The must-read stories and debate in health policy and leadership

Barking fallout

The fallout from last year’s highest profile NHS financial collapse continued with the publication of a second review into the organisation’s governance failures.

A review by Deloitte, which was commissioned by NHS Improvement, was heavily critical of the abilities of chief executive Matthew Hopkins to lead a financial turnaround at Barking, Havering and Redbridge University Hospitals Trust – and gave further context to his departure at the end of last month.

There was also some difficult reading for the trust’s former interim finance director Steve Collins, non-executives, and even the trust’s medical director.

The Deloitte report followed a separate review by Grant Thornton, which was commissioned by the trust and published in April.

Grant Thornton had looked at problems emerging over a period of at least two years from 2015, which culminated in the trust almost running out of cash in October 2017.

For a reason yet to be explained by NHSI, Deloitte has only scrutinised the trust’s finances and governance from April 2017 onwards, with a particular focus on the final few months before the cash flow crisis fully emerged.

The Deloitte findings formed the basis of yet another review by NHSI’s deputy chair, Richard Douglas, who examined the roles played by his organisation’s finance director for London, Jeff Buggle.

Mr Buggle was the trust’s finance director from December 2014 to March 2017, and then acting chief executive for four months before moving to NHSI.

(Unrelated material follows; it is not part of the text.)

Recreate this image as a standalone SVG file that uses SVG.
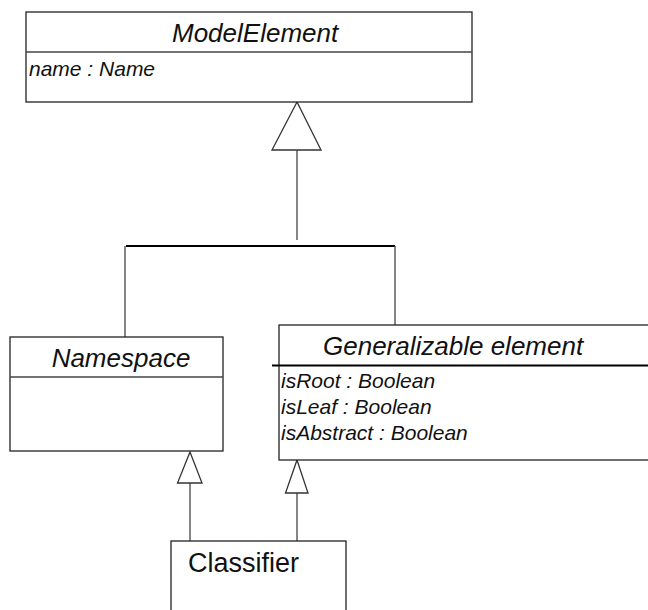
<svg xmlns="http://www.w3.org/2000/svg" width="648" height="610" viewBox="0 0 648 610">
  <style>
    .box { fill: #ffffff; stroke: #222222; stroke-width: 1.3; }
    .div { stroke: #444444; stroke-width: 1.3; }
    .title { font-family: "Liberation Sans", Arial, sans-serif; font-size: 26px; font-style: italic; fill: #111111; }
    .attr { font-family: "Liberation Sans", Arial, sans-serif; font-size: 21px; font-style: italic; fill: #111111; }
    .plain { font-family: "Liberation Sans", Arial, sans-serif; font-size: 27px; fill: #111111; }
    .conn { stroke: #444444; stroke-width: 1.3; fill: none; }
    .bar { stroke: #000000; stroke-width: 2; fill: none; }
    .head { fill: #ffffff; stroke: #333333; stroke-width: 1.3; }
  </style>

  <rect width="648" height="610" fill="#ffffff"/>

  <!-- connectors: generalization arrows -->
  <g id="connectors">
    <line class="conn" x1="297" y1="150" x2="297" y2="240"/>
    <line class="bar" x1="126" y1="246" x2="395" y2="246"/>
    <line class="conn" x1="125" y1="246" x2="125" y2="337"/>
    <line class="conn" x1="395" y1="246" x2="395" y2="325"/>
    <polygon class="head" points="297,102 272,150 321,150"/>

    <line class="conn" x1="190" y1="483" x2="190" y2="541"/>
    <polygon class="head" points="190,452 177.5,483 202,483"/>

    <line class="conn" x1="297" y1="493" x2="297" y2="541"/>
    <polygon class="head" points="297,460 285.5,493 308,493"/>
  </g>

  <g id="model-element">
    <rect class="box" x="26" y="12" width="446" height="90"/>
    <line class="div" x1="26" y1="52" x2="472" y2="52"/>
    <text class="title" x="172" y="42">ModelElement</text>
    <text class="attr" x="29" y="76">name : Name</text>
  </g>

  <g id="namespace">
    <rect class="box" x="10" y="337" width="213" height="114"/>
    <line class="div" x1="10" y1="377" x2="223" y2="377"/>
    <text class="title" x="121" y="367" text-anchor="middle">Namespace</text>
  </g>

  <g id="generalizable-element">
    <rect class="box" x="279" y="325" width="380" height="135"/>
    <line class="bar" x1="272" y1="365.5" x2="660" y2="365.5"/>
    <text class="title" x="323" y="355">Generalizable element</text>
    <text class="attr" x="281" y="388">isRoot : Boolean</text>
    <text class="attr" x="281" y="414">isLeaf : Boolean</text>
    <text class="attr" x="281" y="440">isAbstract : Boolean</text>
  </g>

  <g id="classifier">
    <rect class="box" x="171" y="541" width="175" height="90"/>
    <text class="plain" x="188" y="572">Classifier</text>
  </g>
</svg>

The Douglas review, which NHSI said will not be published, found “no evidence that Mr Buggle crossed a professional line” and he therefore retains the regulator’s “full confidence and support”.

Taking on the consultants

There are clearly significant issues to deal with among the trust’s clinical workforce as well, with Deloitte highlighting tensions between the medical director and consultant workforce.

The experience of Nadeem Moghal, the trust’s medical director, illustrates the difficulty of taking on difficult consultants within the NHS.

Deloitte said Dr Moghal had sought to tackle “inappropriate behaviours” among the trust’s medical consultants, including around their private patient activities, but that this had created tensions, which may now mean it is difficult for him to stay in his post.

Yet another review (by Deloitte again) has been looking at the wider issues around medical leadership and cultural issues underpinning the tensions.

Long stay

Clinical commissioning groups and NHS trusts have been given yet another performance target to focus on.

In a bid to cut waiting times, increase capacity ahead of winter, while also saving some pennies, NHS England and NHS Improvement have asked local areas to adopt funding schemes to reduce “excess bed days” within acute trusts.

An excess bed day is effectively a fee that a CCG must pay when a patient stays in hospital for longer than a pre-determined time. The length and rate are calculated differently for each speciality.

In a letter, the two national bodies told local leaders they should agree a baseline level of excess bed days, which CCGs would have to fund, and with this a target to reduce bed days below the baseline. No direction was given for who pays if excess bed days increase above the baseline.

Any money saved by CCGs through these schemes should be transferred to the local community provider – unless local systems agree otherwise, which is an interesting caveat.